I spoke to them last week, he stated it made no difference where the idle needle was set as long as you can obtain a solid idle.
here are the notes he gave me on the 36mm setup.


Lectron average settings

Metering rod 2.020-2.095
Power valve 3/4 - 1 1/4 turns
Idle screw not closed

Top screws 6 - 32 X 1/2 inch
 
Yes, the lectron tuning instructions (PDF file from lectron) says "Note: with engine off observe the slide cutaway if the slide opening and very small it a good chance you are too lean. If the slide cutaway is open very wide you are most likely too rich."

Problem with that is, it's touchy-feely. I'm a software engineer so unless there's a formula to use, or measurements to take, my brain goes nuts.

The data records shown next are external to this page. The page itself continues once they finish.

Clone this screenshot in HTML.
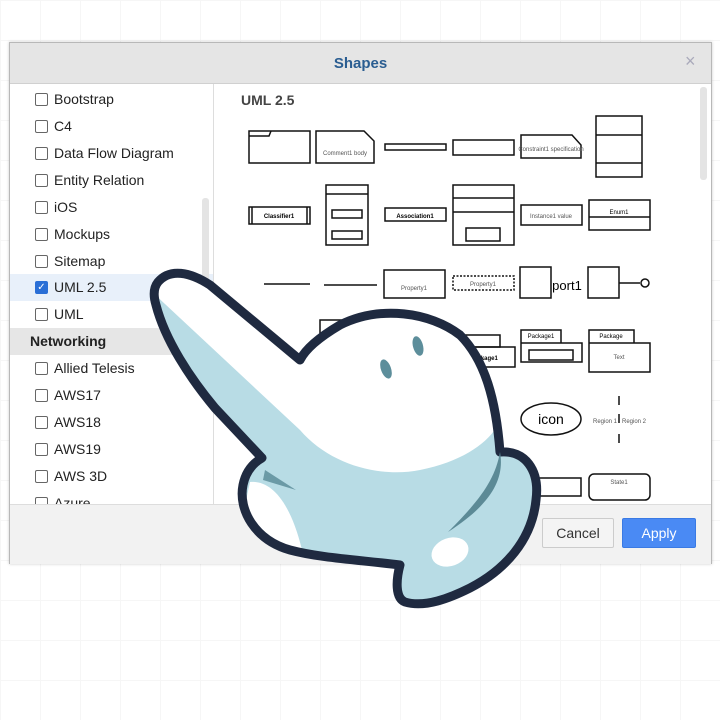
<!DOCTYPE html>
<html><head><meta charset="utf-8"><style>
html,body{margin:0;padding:0;width:720px;height:720px;overflow:hidden;background:#fff;font-family:"Liberation Sans",sans-serif}
.grid{position:absolute;left:0;top:0;width:720px;height:720px;background-image:linear-gradient(#f6f6f6 1px,transparent 1px),linear-gradient(90deg,#f6f6f6 1px,transparent 1px);background-size:40px 40px}
.dlg{position:absolute;left:9px;top:42px;width:701px;height:520px;background:#fff;border:1px solid #b8b8b8;box-shadow:0 0 3px rgba(0,0,0,.2)}
.hdr{position:absolute;left:0;top:0;width:701px;height:40px;background:#e5e5e5;border-bottom:1px solid #d0d0d0}
.ttl{position:absolute;left:0;width:701px;top:12px;text-align:center;font-size:15px;font-weight:bold;color:#2a5d91}
.x{position:absolute;left:675px;top:8px;font-size:18px;color:#aab}
.left{position:absolute;left:0;top:41px;width:203px;height:420px;border-right:1px solid #ddd;overflow:hidden}
.it{position:absolute;left:0;width:203px;height:27px;font-size:14px;color:#222}
.it .cb{position:absolute;left:25px;top:7px;width:11px;height:11px;border:1px solid #666;border-radius:2px;background:#fff}
.it span{position:absolute;left:44px;top:5px}
.foot{position:absolute;left:0;top:461px;width:701px;height:59px;background:#f2f2f2;border-top:1px solid #ddd}
.btn{position:absolute;top:13px;height:28px;font-size:14px;line-height:28px;text-align:center;border-radius:2px}
</style></head><body>
<div class="grid"></div>
<div class="dlg">
<div class="hdr"><div class="ttl">Shapes</div><div class="x">×</div></div>
<div class="left">
<div class="it" style="top:2px"><div class="cb"></div><span>Bootstrap</span></div>
<div class="it" style="top:29px"><div class="cb"></div><span>C4</span></div>
<div class="it" style="top:56px"><div class="cb"></div><span>Data Flow Diagram</span></div>
<div class="it" style="top:83px"><div class="cb"></div><span>Entity Relation</span></div>
<div class="it" style="top:110px"><div class="cb"></div><span>iOS</span></div>
<div class="it" style="top:137px"><div class="cb"></div><span>Mockups</span></div>
<div class="it" style="top:164px"><div class="cb"></div><span>Sitemap</span></div>
<div class="it" style="top:190px;background:#e8f0fa"><div class="cb" style="background:#2a6fd6;border-color:#2a6fd6;color:#fff;font-size:10px;line-height:11px;text-align:center">✓</div><span>UML 2.5</span></div>
<div class="it" style="top:217px"><div class="cb"></div><span>UML</span></div>
<div class="it" style="top:244px;background:#e6e6e6;font-weight:bold"><span style="left:20px">Networking</span></div>
<div class="it" style="top:271px"><div class="cb"></div><span>Allied Telesis</span></div>
<div class="it" style="top:298px"><div class="cb"></div><span>AWS17</span></div>
<div class="it" style="top:325px"><div class="cb"></div><span>AWS18</span></div>
<div class="it" style="top:352px"><div class="cb"></div><span>AWS19</span></div>
<div class="it" style="top:379px"><div class="cb"></div><span>AWS 3D</span></div>
<div class="it" style="top:406px"><div class="cb"></div><span>Azure</span></div>
<div style="position:absolute;left:192px;top:114px;width:7px;height:107px;background:#e4e4e4;border-radius:3px"></div>
</div>
<div style="position:absolute;left:690px;top:44px;width:7px;height:93px;background:#e4e4e4;border-radius:3px"></div>
<div class="foot">
<div class="btn" style="left:532px;width:70px;border:1px solid #ccc;background:#f4f4f4;color:#333">Cancel</div>
<div class="btn" style="left:612px;width:72px;border:1px solid #3a7ae4;background:#4a8af4;color:#fff">Apply</div>
</div>
</div>
<svg style="position:absolute;left:0;top:0" width="720" height="720" font-family="Liberation Sans, sans-serif">
<defs><clipPath id="hc"><path id="hp" d="M158 282 C170 268 190 272 210 285 L300 360 C305 350 318 338 340 325 C380 305 430 312 460 335 C485 360 496 400 500 452 C525 450 540 470 536 500 C532 540 505 570 470 588 C450 598 425 608 405 602 C395 598 396 580 400 565 C360 560 320 558 290 550 C255 540 238 510 243 485 C246 470 255 462 262 458 L215 408 C190 378 165 340 156 305 C153 295 154 287 158 282Z"/></clipPath></defs>
<text x="241" y="105" font-size="14" font-weight="bold" fill="#444">UML 2.5</text>
<g fill="none" stroke="#111" stroke-width="1.5">
<rect x="249" y="131" width="61" height="32"/><path d="M249 136h20l2-5"/>
<path d="M316 131h48l10 10v22h-58z"/>
<rect x="385" y="144" width="61" height="6"/>
<rect x="453" y="140" width="61" height="15"/>
<path d="M521 135h51l9 10v13h-60z"/>
<rect x="596" y="116" width="46" height="61"/><path d="M596 135h46M596 163h46"/>
<rect x="249" y="207" width="61" height="17"/><path d="M252 207v17M307 207v17"/>
<rect x="326" y="185" width="42" height="60"/><path d="M326 194h42"/><rect x="332" y="210" width="30" height="8"/><rect x="332" y="231" width="30" height="8"/>
<rect x="385" y="208" width="61" height="13"/>
<rect x="453" y="185" width="61" height="60"/><path d="M453 198h61M453 212h61"/><rect x="466" y="228" width="34" height="13"/>
<rect x="521" y="205" width="61" height="20"/>
<rect x="589" y="200" width="61" height="30"/><path d="M589 217h61"/>
<path d="M264 284h46M324 285h53"/>
<rect x="384" y="270" width="61" height="28"/>
<rect x="453" y="276" width="61" height="14" stroke-dasharray="2 1.5"/>
<rect x="520" y="267" width="31" height="31"/>
<rect x="588" y="267" width="31" height="31"/><path d="M619 283h21"/><circle cx="645" cy="283" r="4"/>
<rect x="320" y="320" width="40" height="20"/>
<path d="M460 347h40v-12h-40z"/><rect x="465" y="347" width="50" height="20"/>
<path d="M521 330h40v13h-40zM521 343h61v19h-61z"/><rect x="529" y="350" width="44" height="10"/>
<path d="M589 330h45v13h-45zM589 343h61v29h-61z"/>
<ellipse cx="551" cy="419" rx="30" ry="16"/>
<path d="M619 396v9M619 414v9M619 434v9"/>
<rect x="505" y="478" width="76" height="18"/>
<rect x="589" y="474" width="61" height="26" rx="5"/>
</g>
<g font-size="6" fill="#555" text-anchor="middle">
<text x="345" y="155">Comment1 body</text><text x="551" y="151">Constraint1 specification</text>
<text x="279" y="218" font-weight="bold" fill="#000">Classifier1</text><text x="415" y="218" font-weight="bold" fill="#000">Association1</text>
<text x="551" y="218">Instance1 value</text><text x="619" y="214" fill="#000">Enum1</text>
<text x="414" y="290">Property1</text><text x="483" y="286">Property1</text>
<text x="484" y="360" font-weight="bold" fill="#000">Package1</text><text x="541" y="338" fill="#000">Package1</text><text x="611" y="338" fill="#000">Package</text><text x="619" y="359">Text</text>
<text x="605" y="423">Region 1</text><text x="634" y="423">Region 2</text><text x="619" y="484">State1</text>
</g>
<text x="567" y="290" font-size="13" fill="#000" text-anchor="middle">port1</text>
<text x="551" y="424" font-size="14" fill="#000" text-anchor="middle">icon</text>
<use href="#hp" fill="#ffffff"/>
<g clip-path="url(#hc)">
<path fill="#b8dce5" d="M150 290 L300 430 C330 465 380 478 420 470 C460 462 485 445 496 428 L600 428 L600 640 L120 640 Z"/>
<path fill="#fff" d="M250 482 C270 480 290 500 302 550 C280 545 255 530 245 505Z"/>
</g>
<use href="#hp" fill="none" stroke="#1f2a40" stroke-width="9" stroke-linejoin="round"/>
<ellipse cx="450" cy="552" rx="19" ry="14" fill="#fff" transform="rotate(-20 450 552)"/>
<path fill="#6b9aa6" d="M263 480 L265 470 L296 490Z"/>
<path fill="#5c8a96" d="M500 452 C505 480 490 505 448 532 C480 500 495 480 500 452Z"/>
<ellipse cx="386" cy="369" rx="5" ry="10" fill="#5d8e9b" transform="rotate(-20 386 369)"/>
<ellipse cx="418" cy="346" rx="5" ry="10" fill="#5d8e9b" transform="rotate(-15 418 346)"/>
</svg>
</body></html>
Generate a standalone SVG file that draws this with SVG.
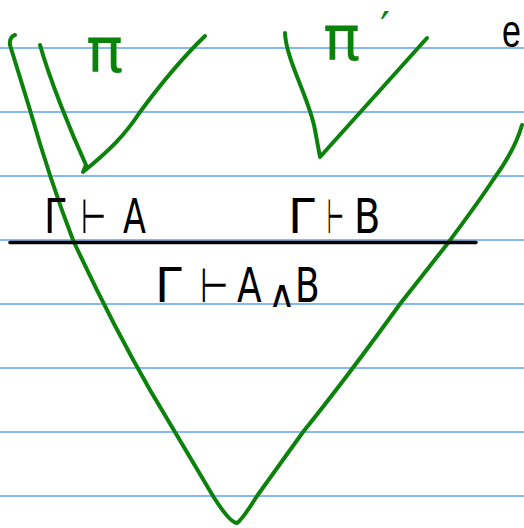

But where I'm at with this is:
It's a 38 mm carb.
1 3/4 turns out on the idle screw maintains a decent (but just slightly high) idle. If I go out even a 1/8 turn, the idle drops quite a bit and starts to wonder.
Throttle response in neutral is crisp.
When riding, bottom end is a little weaker than I'd like it, but transitions nicely to mid without a huge hit. Pretty nice.
When getting close to the point I'd normally switch up a gear, like from 2nd to 3rd, if I maintain a steady speed and rpm the bike starts to ta-ta-ta-ta-ta-ta...
Accelerate from there and it sounds normal.

What's the ta-ta-ta...?
 
Stuttering? Most likely a little lean? Which rod are you using? Anyway, go 1/4 turn one way or the other (keep track!) and see what changes. I'd go 1/4 richer (clockwise) first, if it's worse 1/2 lean.
My 300 likes the 3-1xl rod, so rich on top and lean on the bottom.
After doing the tuning dance with the 300 I did the 165 differently. I set the idle screw and PJ to 1 turn out and adjusted/changed rods until it was good, then fine tuned a little with the screws.
:cheers:
 
Wish these carbs weren't as tall as they are. I have to take the dang tank off every time I need to get to the rod. It's a real pain. And for that matter, this is the hardest carb to get out of the boots. It's just way too long. And I believe its one of the shaved ones because it's only about a year old.
 
Wish these carbs weren't as tall as they are. I have to take the dang tank off every time I need to get to the rod. It's a real pain. And for that matter, this is the hardest carb to get out of the boots. It's just way too long. And I believe its one of the shaved ones because it's only about a year old.
why do you need to get it out of the boots? are you not able to just loosen clamps and rotate to side to access the slide? im able to for my 360, even tho i know its older. 3 bolts and pop the fuel line..tanks off...seats off with a quick turn, pretty easy. better than having to remove carb to swap jets around.

would have to hear the tatatatata you are talking about. it could be four stroking (too rich) or maybe lean. try adjusting richer and see if it gets worse or better.
i wouldnt base the tuning off where the idle screw is at, unless the idle screw is way in or way out. tune the rod length for best performance then set the pj for best performance. try to enjoy the simplicity of the lectron.
 
Yeah, 250/300 is PITA compared to 165, but still worth doing. Once it's done shouldn't have to worry with it again.
 
Wish these carbs weren't as tall as they are. I have to take the dang tank off every time I need to get to the rod. It's a real pain. And for that matter, this is the hardest carb to get out of the boots. It's just way too long. And I believe its one of the shaved ones because it's only about a year old.

When I bought my Lectron in 2012 it was longer. I was able to move it closer to the engine by using the intake from the pre 2009 WR 250. 2008 and earlier had the older Mikuni TMX that was a little longer so the intake was a little shorter. Luckily on my Beta I able to loosen and turn to left to tune.
 
When I bought my Lectron in 2012 it was longer. I was able to move it closer to the engine by using the intake from the pre 2009 WR 250. 2008 and earlier had the older Mikuni TMX that was a little longer so the intake was a little shorter. Luckily on my Beta I able to loosen and turn to left to tune.
I actually bought the older intake boot from halls. But the 38mm lectron won't fit in it. Might have got the wrong part, but I verified with halls before the purchase.